The world is heading for the deepest economic slump since the Great Depression, with Britain set to experience the biggest recession in a century, the International Monetary Fund (IMF) has warned.
In its latest forecasts for the world economy, the IMF said that the world economy would shrink by 3% this year – a bigger contraction than the -0.1% in 2009 and, according to IMF chief economist Gita Gopinath, likely the “worst recession since the Great Depression”.
Referring to the fight against COVID-19 as “The Great Lockdown”, the Fund also pointed out that the recession could be even deeper than its central forecast if the coronavirus pandemic causes even lengthier shutdowns around the world in the coming months.
It added that while it expected most economies to bounce back sharply after this year’s contraction, the recession would nonetheless leave considerable scarring, with advanced economies failing to regain all the economic output lost during the contraction.
In its World Economic Outlook, the IMF’s major biannual survey of the global economy, it said: “A partial recovery is projected for 2021, with above trend growth rates, but the level of GDP will remain below the pre-virus trend, with considerable uncertainty about the strength of the rebound.
“Much worse growth outcomes are possible and maybe even likely.
“This would follow if the pandemic and containment measures last longer, emerging and developing economies are even more severely hit, tight financial conditions persist, or if widespread scarring effects emerge due to firm closures and extended unemployment.”
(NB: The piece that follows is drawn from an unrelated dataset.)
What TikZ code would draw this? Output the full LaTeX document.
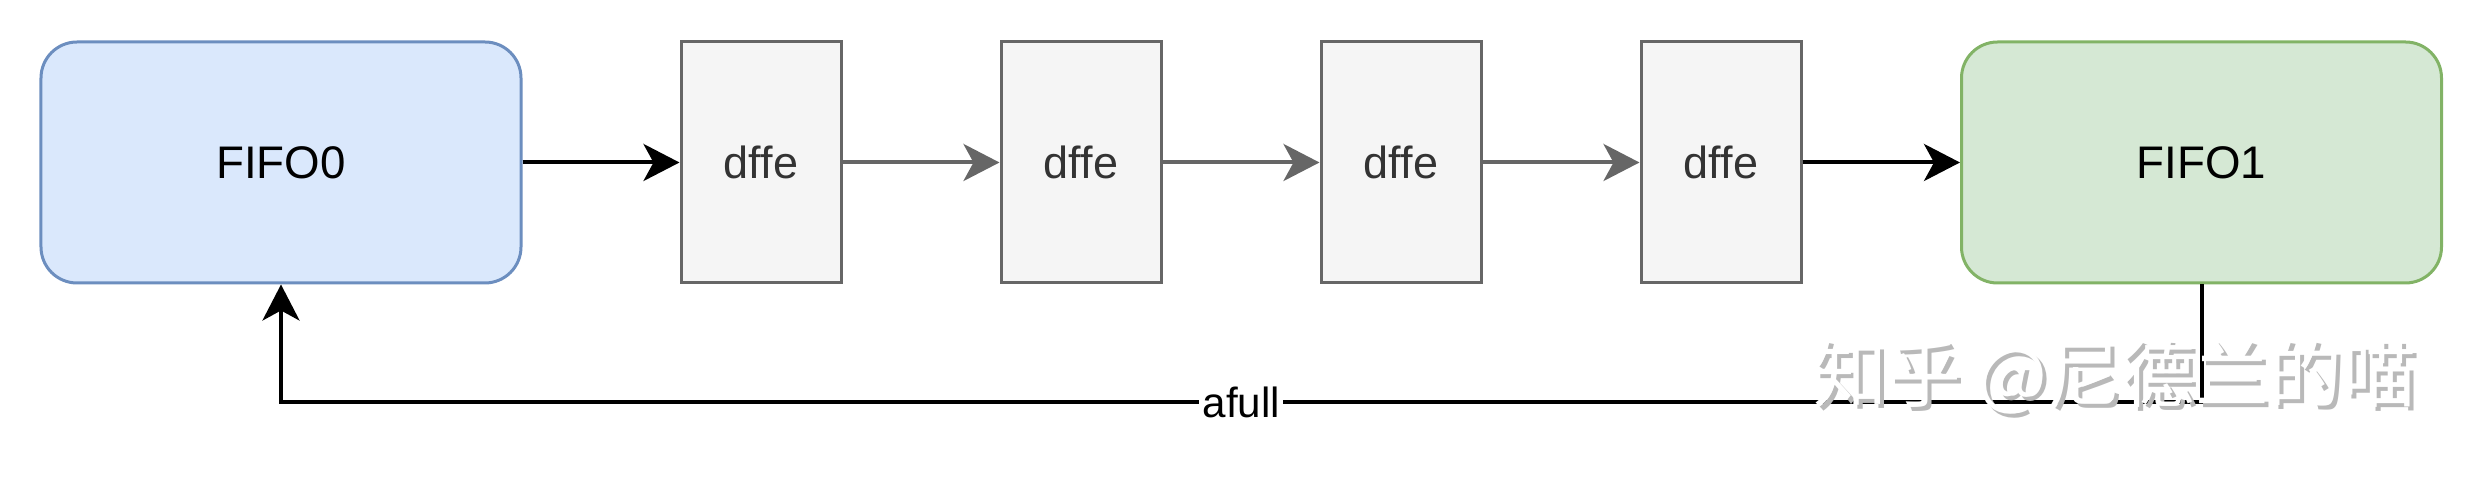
\documentclass[tikz,border=0pt]{standalone}
\usepackage{fontspec}
\setmainfont{Liberation Sans}
\newfontfamily\cjk{Noto Sans CJK SC}
\usepackage{tikz}
\usetikzlibrary{arrows.meta}
\definecolor{fifoblue}{HTML}{DAE8FC}
\definecolor{fifoblueline}{HTML}{6C8EBF}
\definecolor{fifogreen}{HTML}{D5E8D4}
\definecolor{fifogreenline}{HTML}{82B366}
\definecolor{dffefill}{HTML}{F5F5F5}
\definecolor{dffeline}{HTML}{666666}
\definecolor{dffetext}{HTML}{333333}

\begin{document}
\begin{tikzpicture}[
    font=\fontsize{12pt}{14pt}\selectfont,
    fifobox/.style={rectangle, rounded corners=0.36cm, line width=0.03cm, inner sep=0pt,
                    font=\fontsize{13pt}{15pt}\selectfont,
                    minimum width=4.8cm, minimum height=2.41cm},
    dffebox/.style={rectangle, draw=dffeline, fill=dffefill, text=dffetext, line width=0.03cm,
                    font=\fontsize{12.8pt}{15pt}\selectfont,
                    inner sep=0pt, minimum width=1.6cm, minimum height=2.41cm},
    tip/.style={-{Stealth[length=0.36cm, width=0.37cm, inset=0.1cm]}, line width=0.04cm}
  ]
        \useasboundingbox (0,0) rectangle (24.84,-4.8);
        \node[fifobox, draw=fifoblueline, fill=fifoblue] (F0) at (2.81,-1.625) {FIFO0};
        \node[fifobox, draw=fifogreenline, fill=fifogreen] (F1) at (22.015,-1.625) {FIFO1};
        \foreach \i/\x in {1/7.61, 2/10.81, 3/14.01, 4/17.21}
            \node[dffebox] (D\i) at (\x,-1.625) {dffe};
        \draw[tip] (F0) -- (D1);
        \draw[tip, dffeline] (D1) -- (D2);
        \draw[tip, dffeline] (D2) -- (D3);
        \draw[tip, dffeline] (D3) -- (D4);
        \draw[tip] (D4) -- (F1);
        \coordinate (B1) at (22.015,-4.02);
        \coordinate (B0) at (2.81,-4.02);
        \draw[tip] (F1.south) -- (B1) -- (B0)
          node[midway, fill=white, inner sep=1pt] (L) {afull}
          -- (F0.south);
        \node[text=gray!55, font=\cjk\fontsize{21pt}{24pt}\selectfont] (WS) at (21.19,-3.81) {知乎 @尼德兰的喵};
        \node[text=white, font=\cjk\fontsize{21pt}{24pt}\selectfont] (W) at (21.15,-3.77) {知乎 @尼德兰的喵};
    \end{tikzpicture}
\end{document}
The IMF predicted that the UK economy would see its economy contract by 6.5% this year – the biggest slump since 1921.
Other European countries would experience similar contractions, with Italy shrinking by 9.1% and Spain by 8%.
The Fund’s forecasts follow a scenario published by the Office for Budget Responsibility showing the UK economy contracting by 35% in the second quarter as a consequence of the COVID-19 lockdown.